* RECORDS
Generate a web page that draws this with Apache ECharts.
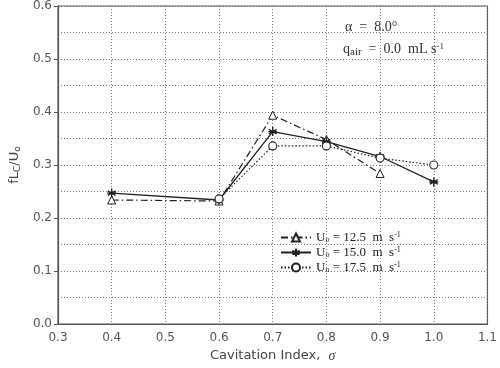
<!DOCTYPE html>
<html><head><meta charset="utf-8">
<script src="https://cdn.jsdelivr.net/npm/echarts@6/dist/echarts.min.js"></script>
<style>html,body{margin:0;padding:0;background:#fff}#c{width:500px;height:368px}</style>
</head><body><div id="c"></div>
<script>
const sigma12 = [0.4, 0.6, 0.7, 0.8, 0.9];
const f12 = [0.234, 0.232, 0.394, 0.348, 0.284];
const sigma15 = [0.4, 0.6, 0.7, 0.8, 0.9, 1.0];
const f15 = [0.247, 0.234, 0.363, 0.344, 0.316, 0.268];
const sigma17 = [0.6, 0.7, 0.8, 0.9, 1.0];
const f17 = [0.236, 0.336, 0.336, 0.313, 0.300];
const seriesNames = ['12.5', '15.0', '17.5'];

const starPath = 'path://M0,-10L0,10M-8.66,-5L8.66,5M-8.66,5L8.66,-5M-10,0L10,0';
function pts(xs, ys){ return xs.map((x,i)=>[x, ys[i]]); }
const serif = '"Liberation Serif","DejaVu Serif",serif';
const chart = echarts.init(document.getElementById('c'));
chart.setOption({
  animation:false,
  backgroundColor:'#fff',
  grid:{left:52,right:8,top:6,bottom:44,show:true,borderColor:'#555',borderWidth:1.2,backgroundColor:'transparent'},
  xAxis:{type:'value',min:0.3,max:1.1,interval:0.1,
    name:'Cavitation Index,  {s|σ}',nameLocation:'middle',nameGap:25,
    nameTextStyle:{color:'#444',fontSize:13,fontFamily:'"DejaVu Sans",sans-serif',rich:{s:{fontStyle:'italic',fontFamily:serif,fontSize:14,color:'#444'}}},
    axisLine:{lineStyle:{color:'#555',width:1.2}},
    axisTick:{show:false},
    axisLabel:{color:'#555',fontSize:12,fontFamily:'"DejaVu Sans",sans-serif',formatter:v=>v.toFixed(1),margin:8},
    splitLine:{show:true,lineStyle:{color:'#777',type:[1,2],width:1}}
  },
  yAxis:{type:'value',min:0,max:0.6,interval:0.1,
    name:'fL{c|C}/U{c|o}',nameLocation:'middle',nameGap:36,nameRotate:90,
    nameTextStyle:{color:'#444',fontSize:13,fontFamily:'"DejaVu Sans",sans-serif',rich:{c:{fontSize:9,verticalAlign:'bottom',color:'#444',padding:[6,0,0,0]}}},
    axisLine:{show:true,lineStyle:{color:'#555',width:1.2}},
    axisTick:{show:true,length:4,inside:false,lineStyle:{color:'#555'}},
    axisLabel:{color:'#555',fontSize:12,fontFamily:'"DejaVu Sans",sans-serif',formatter:v=>v.toFixed(1),margin:6},
    splitLine:{show:true,lineStyle:{color:'#777',type:[1,2],width:1}},
    minorTick:{show:false,splitNumber:2},
    minorSplitLine:{show:true,lineStyle:{color:'#777',type:[1,2],width:1}}
  },
  legend:{
    orient:'vertical',left:275,top:226,itemGap:2,itemWidth:30,itemHeight:10,
    data:seriesNames,
    formatter:n=>'U{o|o} = '+n+'  m  s{sup|-1}',
    textStyle:{fontFamily:serif,fontSize:13,color:'#222',
      rich:{o:{fontSize:8,verticalAlign:'bottom',fontFamily:serif,padding:[5,0,0,0]},sup:{fontSize:8,verticalAlign:'top',fontFamily:serif,padding:[0,0,5,0]}}}
  },
  graphic:[
    {type:'text',left:345,top:20,style:{text:'α  =  8.0°',font:'14px '+serif,fill:'#333'}},
    {type:'text',left:343,top:42,style:{rich:{n:{font:'14px '+serif,fill:'#333'},s:{font:'11px '+serif,fill:'#333',verticalAlign:'bottom',padding:[6,0,0,0]},p:{font:'9px '+serif,fill:'#333',padding:[0,0,6,0]}},
      text:'{n|q}{s|air}{n|  =  0.0  mL s}{p|-1}'}}
  ],
  series:[
    {name:'12.5',type:'line',data:pts(sigma12,f12),symbol:'triangle',symbolSize:8,
      itemStyle:{color:'#fff',borderColor:'#222',borderWidth:1},
      lineStyle:{color:'#222',width:1.2,type:[7,3,1.5,3]}},
    {name:'15.0',type:'line',data:pts(sigma15,f15),symbol:starPath,symbolSize:9,
      itemStyle:{color:'#222',borderColor:'#222',borderWidth:1.4},
      lineStyle:{color:'#222',width:1.3,type:'solid'}},
    {name:'17.5',type:'line',data:pts(sigma17,f17),symbol:'circle',symbolSize:8,
      itemStyle:{color:'#fff',borderColor:'#222',borderWidth:1.1},
      lineStyle:{color:'#222',width:1.2,type:[1.5,2]}}
  ]
});
</script></body></html>
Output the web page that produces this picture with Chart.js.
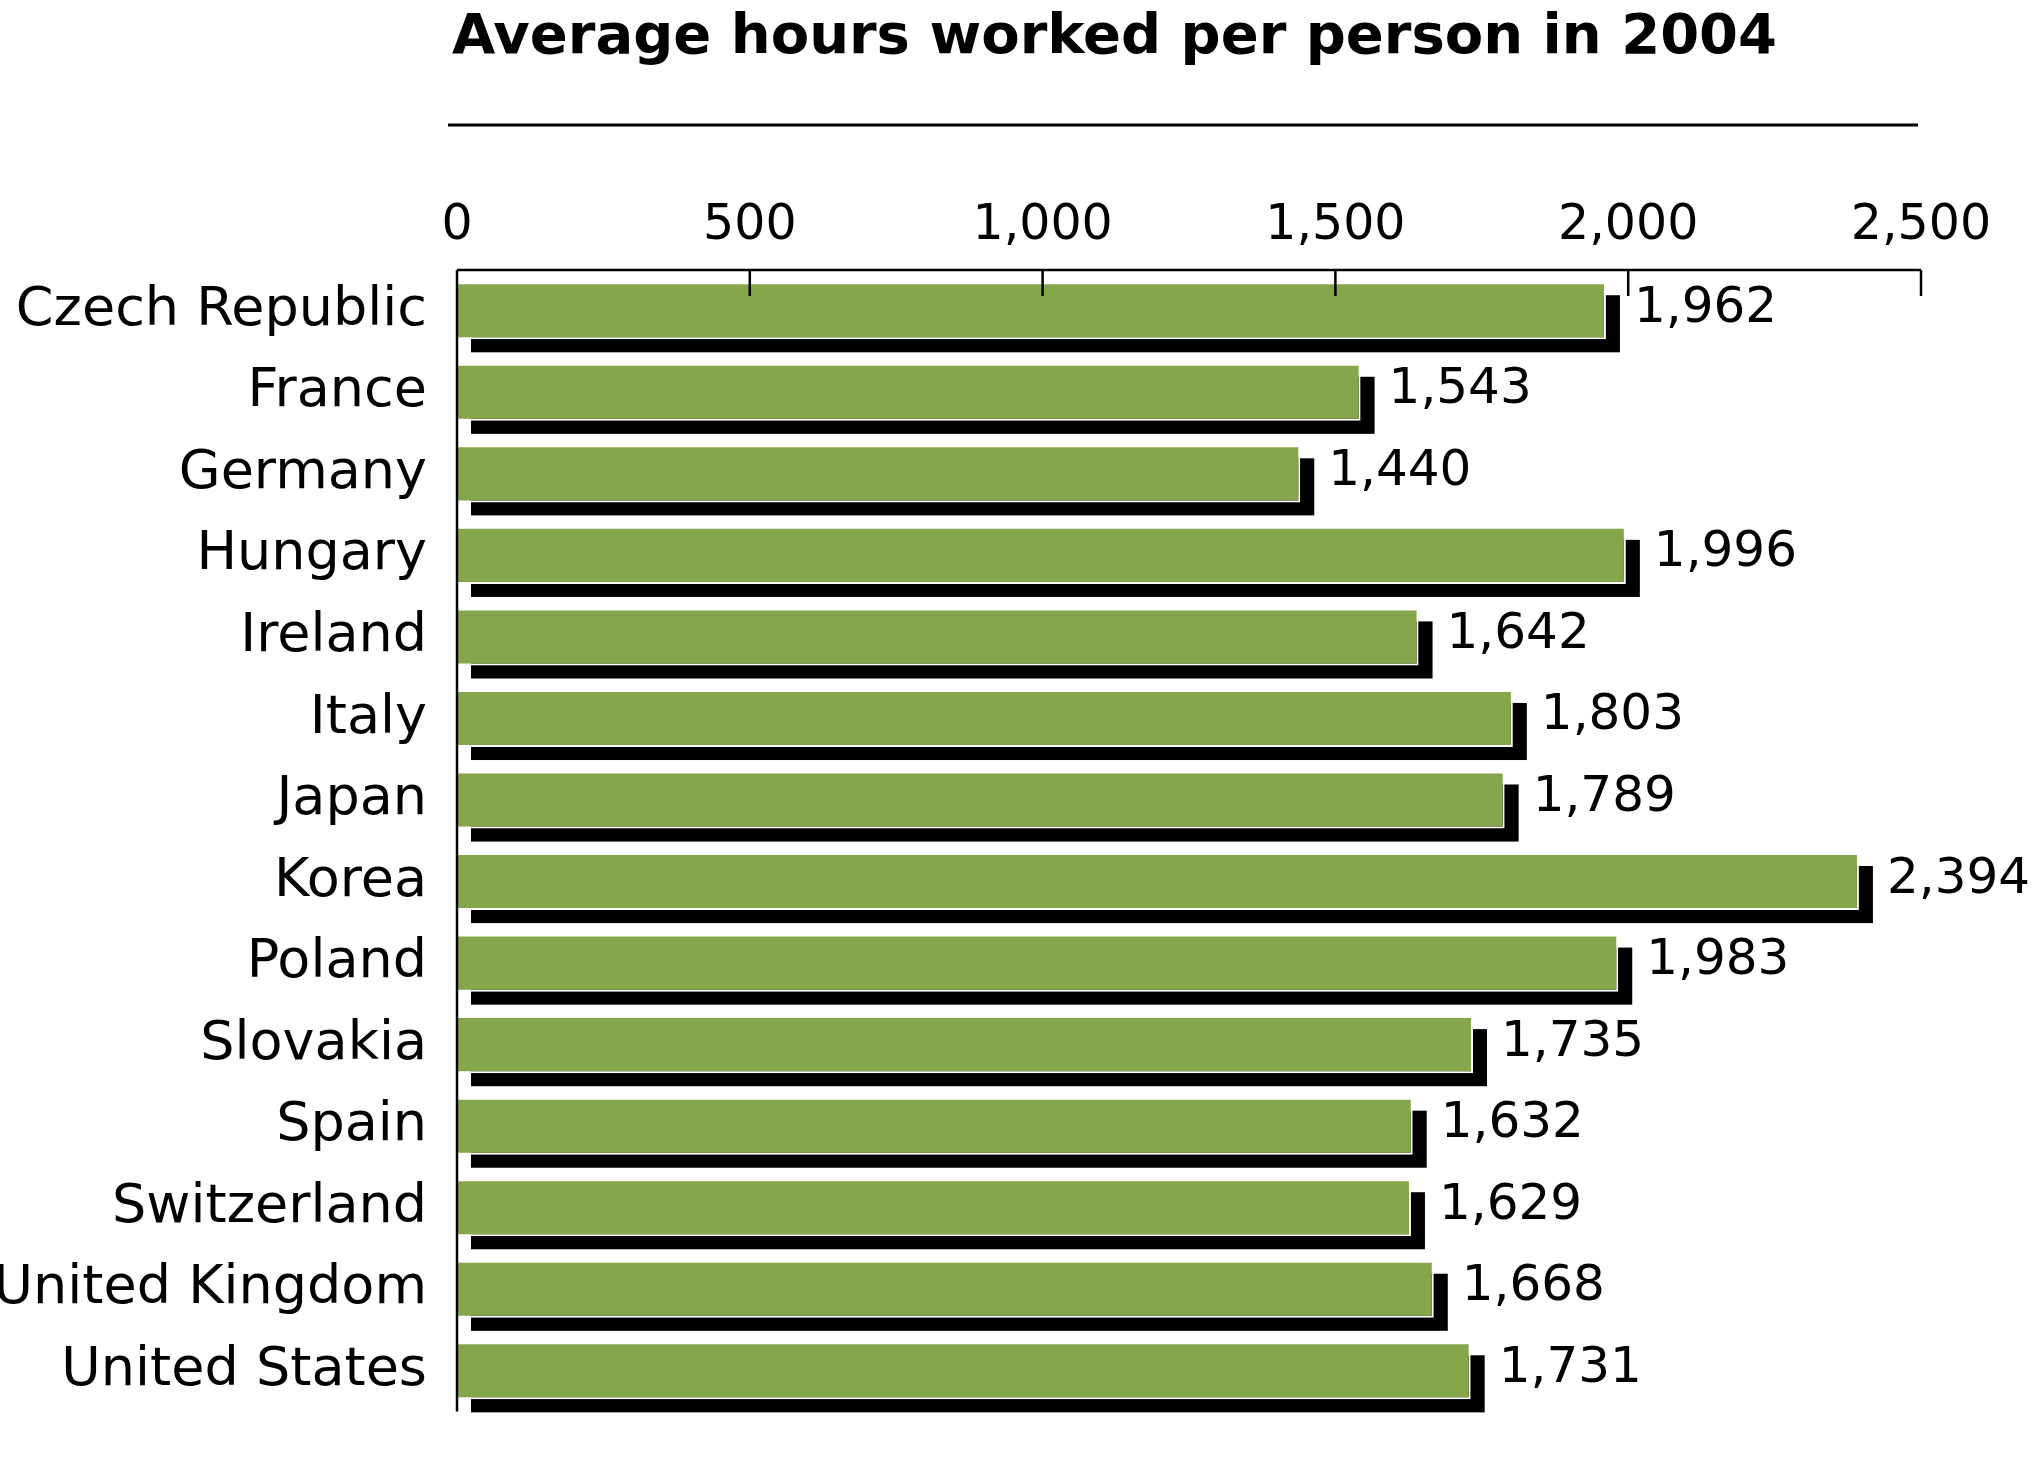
<!DOCTYPE html>
<html><head><meta charset="utf-8">
<script src="https://cdn.jsdelivr.net/npm/chart.js@4"></script>
<style>html,body{margin:0;padding:0;background:#fff}#w{width:2037px;height:1466px}</style>
</head><body><div id="w"><canvas id="c"></canvas></div>
<script>
const categories=["Czech Republic","France","Germany","Hungary","Ireland","Italy","Japan","Korea","Poland","Slovakia","Spain","Switzerland","United Kingdom","United States"];
const hours=[1962,1543,1440,1996,1642,1803,1789,2394,1983,1735,1632,1629,1668,1731];
const tickValues=[0,500,1000,1500,2000,2500];
const titleText="Average hours worked per person in 2004";
const F="'DejaVu Sans', Verdana, sans-serif";

const deco={id:'deco',
 beforeDatasetsDraw(ch){const c=ch.ctx;const m=ch.getDatasetMeta(0);
  c.save();c.fillStyle='#000';
  m.data.forEach(b=>{const h=b.height;c.fillRect(b.base+14,b.y-h/2+13,b.x-b.base,h);});
  c.restore();},
 afterDraw(ch){const c=ch.ctx,a=ch.chartArea,x=ch.scales.x;
  c.save();
  c.fillStyle='#000';c.font='bold 56px '+F;c.textBaseline='middle';c.textAlign='left';
  c.fillText(titleText,452,38);
  c.lineWidth=3;c.beginPath();c.moveTo(448,125);c.lineTo(1918,125);c.stroke();
  c.lineWidth=2.5;c.beginPath();c.moveTo(a.left,a.top);c.lineTo(x.getPixelForValue(2500),a.top);c.moveTo(a.left,a.top);c.lineTo(a.left,a.bottom);
  tickValues.forEach(v=>{const px=x.getPixelForValue(v);c.moveTo(px,a.top);c.lineTo(px,a.top+26);});c.stroke();
  c.font='50px '+F;c.textAlign='left';
  const m=ch.getDatasetMeta(0);
  m.data.forEach((b,i)=>{c.fillText(hours[i].toLocaleString('en-US'),b.x+28,b.y-2);});
  c.restore();}
};
new Chart(document.getElementById('c'),{type:'bar',
 data:{labels:categories,datasets:[{data:hours,backgroundColor:'#86a64b',borderColor:'#ffffff',borderWidth:2,barPercentage:0.7,categoryPercentage:1}]},
 options:{indexAxis:'y',responsive:true,maintainAspectRatio:false,animation:false,devicePixelRatio:1,
  layout:{padding:{top:150,right:116,bottom:0,left:0}},
  plugins:{legend:{display:false},tooltip:{enabled:false}},
  scales:{
   x:{position:'top',min:0,max:2500,afterBuildTicks(s){s.ticks=tickValues.map(v=>({value:v}));},
    afterFit(s){s.height=120;},
    grid:{display:false},border:{display:false},
    ticks:{color:'#000',font:{family:F,size:49},padding:6,callback:v=>v.toLocaleString('en-US'),maxRotation:0}},
   y:{afterFit(s){s.width=457;},grid:{display:false},border:{display:false},
    ticks:{color:'#000',font:{family:F,size:54},padding:22}}
  }},
 plugins:[deco]});
</script></body></html>
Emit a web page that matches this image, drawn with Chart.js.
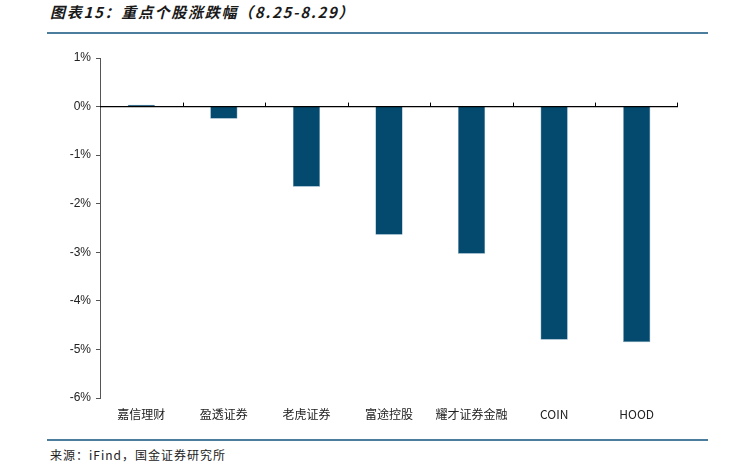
<!DOCTYPE html>
<html>
<head>
<meta charset="utf-8">
<script src="https://cdn.jsdelivr.net/npm/chart.js@4/dist/chart.umd.min.js"></script>
<style>
  body { margin: 0; background: #fff; width: 730px; height: 474px; position: relative; overflow: hidden; }
  .title { position: absolute; left: 50px; top: 1px; font: italic 600 15px "Noto Sans CJK SC", sans-serif; letter-spacing: 1.7px; color: #1a1a1a; }
  .rule { position: absolute; left: 47px; width: 661px; height: 2px; background: #4d7d9c; }
  .source { position: absolute; left: 50px; top: 446px; font: 12px "Noto Sans CJK SC", sans-serif; letter-spacing: 1px; color: #222; }
  #wrap { position: absolute; left: 0; top: 0; width: 730px; height: 474px; }
</style>
</head>
<body>
<div class="title">图表15：重点个股涨跌幅（8.25-8.29）</div>
<div class="rule" style="top:32px"></div>
<div class="rule" style="top:439px"></div>
<div class="source">来源：iFind，国金证券研究所</div>
<div id="wrap"><canvas id="chart"></canvas></div>
<script>
// Data
const stocks = ['嘉信理财', '盈透证券', '老虎证券', '富途控股', '耀才证券金融', 'COIN', 'HOOD'];
const changes = [0.04, -0.25, -1.65, -2.64, -3.03, -4.80, -4.85];
const yMin = -6;
const yMax = 1;

// Zero line + category boundary ticks, drawn from the scales
const zeroAxis = {
    id: 'zeroAxis',
    afterDatasetsDraw(chart) {
        const { ctx, chartArea, scales: { x, y } } = chart;
        const y0 = y.getPixelForValue(0);
        ctx.save();
        ctx.strokeStyle = '#000';
        ctx.lineWidth = 1.2;
        ctx.beginPath();
        ctx.moveTo(chartArea.left, y0);
        ctx.lineTo(chartArea.right, y0);
        ctx.stroke();
        ctx.lineWidth = 1;
        for (let i = 1; i <= stocks.length; i++) {
            const px = Math.round((x.getPixelForValue(i - 1) + x.getPixelForValue(i)) / 2) + 0.5;
            const xx = i === stocks.length ? chartArea.right - 0.5 : px;
            ctx.beginPath();
            ctx.moveTo(xx, y0);
            ctx.lineTo(xx, y0 - 4);
            ctx.stroke();
        }
        ctx.restore();
    }
};

new Chart(document.getElementById('chart'), {
    type: 'bar',
    data: {
        labels: stocks,
        datasets: [{
            data: changes,
            backgroundColor: '#034a6e',
            borderColor: '#6e98b3',
            borderWidth: 0.6,
            categoryPercentage: 1,
            barPercentage: 0.33
        }]
    },
    options: {
        responsive: true,
        maintainAspectRatio: false,
        animation: false,
        layout: { padding: { top: 58, right: 52, bottom: 46, left: 40 } },
        plugins: { legend: { display: false }, tooltip: { enabled: false } },
        scales: {
            x: {
                grid: { display: false },
                border: { display: false },
                ticks: {
                    color: '#222',
                    font: { family: 'Noto Sans CJK SC', size: 12 },
                    padding: 1,
                    maxRotation: 0,
                    autoSkip: false
                },
                afterFit(scale) { scale.height = 30; }
            },
            y: {
                min: yMin,
                max: yMax,
                grid: { display: true, drawOnChartArea: false, drawTicks: true, tickLength: 4, color: '#555' },
                border: { display: true, color: '#555', width: 1 },
                ticks: {
                    stepSize: 1,
                    color: '#222',
                    font: { family: 'Liberation Sans', size: 12 },
                    padding: 5,
                    callback: v => v + '%'
                },
                afterFit(scale) { scale.width = 60; }
            }
        }
    },
    plugins: [zeroAxis]
});
</script>
</body>
</html>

* EXERCISE INSTRUCTIONS
In the records above, find the line containing "const seriesNames = ['12.5', '15.0', '17.5'];" and output every line from the first through that one, exactly, omitting pictures.

* EXERCISE RESULT
Generate a web page that draws this with Apache ECharts.
<!DOCTYPE html>
<html><head><meta charset="utf-8">
<script src="https://cdn.jsdelivr.net/npm/echarts@6/dist/echarts.min.js"></script>
<style>html,body{margin:0;padding:0;background:#fff}#c{width:500px;height:368px}</style>
</head><body><div id="c"></div>
<script>
const sigma12 = [0.4, 0.6, 0.7, 0.8, 0.9];
const f12 = [0.234, 0.232, 0.394, 0.348, 0.284];
const sigma15 = [0.4, 0.6, 0.7, 0.8, 0.9, 1.0];
const f15 = [0.247, 0.234, 0.363, 0.344, 0.316, 0.268];
const sigma17 = [0.6, 0.7, 0.8, 0.9, 1.0];
const f17 = [0.236, 0.336, 0.336, 0.313, 0.300];
const seriesNames = ['12.5', '15.0', '17.5'];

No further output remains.